## Data segment
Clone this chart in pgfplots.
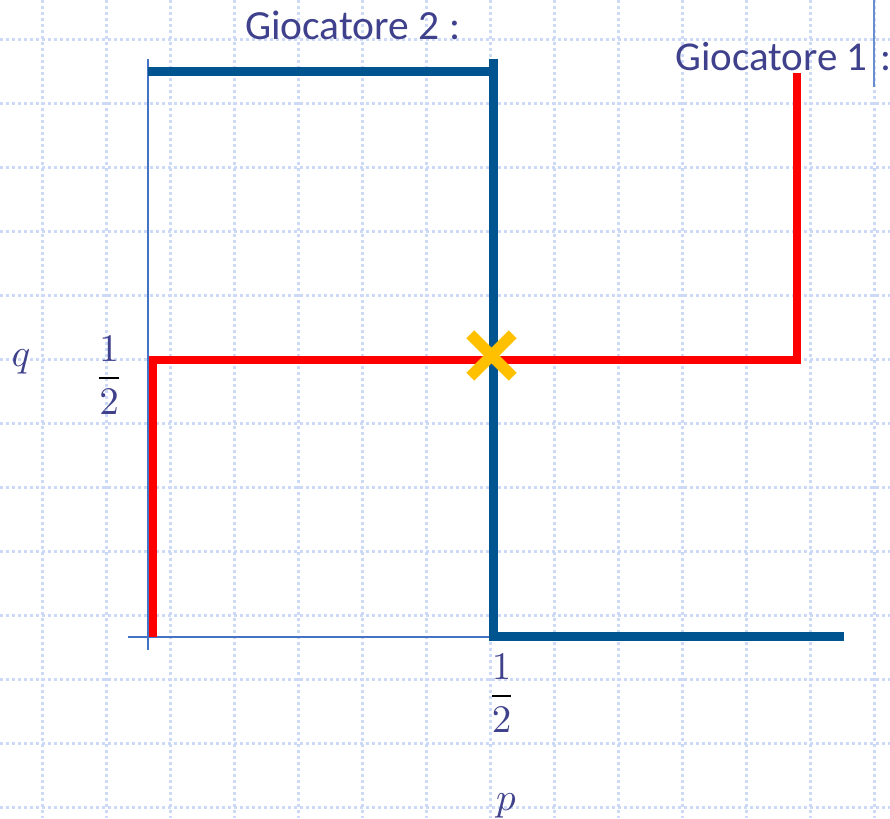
\documentclass[border=0pt]{standalone}
\usepackage{pgfplots}
\pgfplotsset{compat=1.18}
\usepackage{graphicx}
\usepackage{fontspec}
\setmainfont{Carlito}
\definecolor{gridc}{RGB}{204,217,247}
\definecolor{bluel}{RGB}{0,85,145}
\definecolor{axc}{RGB}{68,114,196}
\definecolor{txt}{RGB}{63,65,140}
\definecolor{gold}{RGB}{255,192,0}
\begin{document}
\begin{tikzpicture}
\begin{axis}[
  name=ax,
  x=1pt, y=1pt,
  xmin=0, xmax=890, ymin=0, ymax=818,
  y dir=reverse,
  scale only axis,
  axis line style={draw=none},
  clip=false,
  xtick={42.3,106.3,170.3,234.3,298.3,362.3,426.3,490.3,554.3,618.3,682.3,746.3,810.3,874.3},
  ytick={39.3,103.3,167.3,231.3,295.3,359.3,423.3,487.3,551.3,615.3,679.3,743.3,807.3},
  xticklabels={}, yticklabels={},
  major tick length=0pt,
  xmajorgrids, ymajorgrids,
  major grid style={gridc, line width=2.5pt, dash pattern=on 3pt off 3pt},
]
% axis lines
\addplot[axc, line width=2pt] coordinates {(148,59) (148,650)};
\addplot[axc, line width=2pt] coordinates {(128,636.7) (493,636.7)};
% Giocatore 2 (blue)
\addplot[bluel, line width=9pt] coordinates {(148,71.3) (498,71.3)};
\addplot[bluel, line width=8.7pt, line join=miter] coordinates {(493.4,59) (493.4,636.7) (844,636.7)};
% Giocatore 1 (red)
\addplot[red, line width=8pt, line join=miter] coordinates {(152.5,636.7) (152.5,359.5) (797.3,359.5) (797.3,73.3)};
% equilibrium
\addplot[gold, only marks, mark=x, mark size=30pt, mark options={line width=11pt, line cap=butt}] coordinates {(491.5,355.5)};
% text cursor
\addplot[axc!80, line width=1.5pt] coordinates {(874,0) (874,87)};
% labels
\node[anchor=base west, inner sep=0pt, text=txt, font=\fontsize{41.5}{45}\selectfont] at (axis cs:245,40) {Giocatore 2 :};
\node[anchor=base west, inner sep=0pt, text=txt, font=\fontsize{41}{45}\selectfont] at (axis cs:675,70.7) {Giocatore 1};
\node[anchor=base west, inner sep=0pt, text=txt, font=\fontsize{41}{45}\selectfont] at (axis cs:880,70.7) {:};
\node[anchor=base, inner sep=0pt, text=txt] at (axis cs:21,366) {\scalebox{3.9}{$q$}};
\node[anchor=base, inner sep=0pt, text=txt] at (axis cs:506,810) {\scalebox{3.9}{$p$}};
\node[anchor=base, inner sep=0pt] at (axis cs:109,387.5) {\scalebox{3.9}{$\displaystyle\frac{\color{txt}1}{\color{txt}2}$}};
\node[anchor=base, inner sep=0pt] at (axis cs:501.7,705.5) {\scalebox{3.9}{$\displaystyle\frac{\color{txt}1}{\color{txt}2}$}};
\end{axis}
\pgfresetboundingbox
\useasboundingbox (ax.south west) rectangle (ax.north east);
\end{tikzpicture}
\end{document}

## Stated exercise
From the data above, write out everything exactly except the pictures.

## Result of this exercise
Clone this chart in pgfplots.
\documentclass[border=0pt]{standalone}
\usepackage{pgfplots}
\pgfplotsset{compat=1.18}
\usepackage{graphicx}
\usepackage{fontspec}
\setmainfont{Carlito}
\definecolor{gridc}{RGB}{204,217,247}
\definecolor{bluel}{RGB}{0,85,145}
\definecolor{axc}{RGB}{68,114,196}
\definecolor{txt}{RGB}{63,65,140}
\definecolor{gold}{RGB}{255,192,0}
\begin{document}
\begin{tikzpicture}
\begin{axis}[
  name=ax,
  x=1pt, y=1pt,
  xmin=0, xmax=890, ymin=0, ymax=818,
  y dir=reverse,
  scale only axis,
  axis line style={draw=none},
  clip=false,
  xtick={42.3,106.3,170.3,234.3,298.3,362.3,426.3,490.3,554.3,618.3,682.3,746.3,810.3,874.3},
  ytick={39.3,103.3,167.3,231.3,295.3,359.3,423.3,487.3,551.3,615.3,679.3,743.3,807.3},
  xticklabels={}, yticklabels={},
  major tick length=0pt,
  xmajorgrids, ymajorgrids,
  major grid style={gridc, line width=2.5pt, dash pattern=on 3pt off 3pt},
]
% axis lines
\addplot[axc, line width=2pt] coordinates {(148,59) (148,650)};
\addplot[axc, line width=2pt] coordinates {(128,636.7) (493,636.7)};
% Giocatore 2 (blue)
\addplot[bluel, line width=9pt] coordinates {(148,71.3) (498,71.3)};
\addplot[bluel, line width=8.7pt, line join=miter] coordinates {(493.4,59) (493.4,636.7) (844,636.7)};
% Giocatore 1 (red)
\addplot[red, line width=8pt, line join=miter] coordinates {(152.5,636.7) (152.5,359.5) (797.3,359.5) (797.3,73.3)};
% equilibrium
\addplot[gold, only marks, mark=x, mark size=30pt, mark options={line width=11pt, line cap=butt}] coordinates {(491.5,355.5)};
% text cursor
\addplot[axc!80, line width=1.5pt] coordinates {(874,0) (874,87)};
% labels
\node[anchor=base west, inner sep=0pt, text=txt, font=\fontsize{41.5}{45}\selectfont] at (axis cs:245,40) {Giocatore 2 :};
\node[anchor=base west, inner sep=0pt, text=txt, font=\fontsize{41}{45}\selectfont] at (axis cs:675,70.7) {Giocatore 1};
\node[anchor=base west, inner sep=0pt, text=txt, font=\fontsize{41}{45}\selectfont] at (axis cs:880,70.7) {:};
\node[anchor=base, inner sep=0pt, text=txt] at (axis cs:21,366) {\scalebox{3.9}{$q$}};
\node[anchor=base, inner sep=0pt, text=txt] at (axis cs:506,810) {\scalebox{3.9}{$p$}};
\node[anchor=base, inner sep=0pt] at (axis cs:109,387.5) {\scalebox{3.9}{$\displaystyle\frac{\color{txt}1}{\color{txt}2}$}};
\node[anchor=base, inner sep=0pt] at (axis cs:501.7,705.5) {\scalebox{3.9}{$\displaystyle\frac{\color{txt}1}{\color{txt}2}$}};
\end{axis}
\pgfresetboundingbox
\useasboundingbox (ax.south west) rectangle (ax.north east);
\end{tikzpicture}
\end{document}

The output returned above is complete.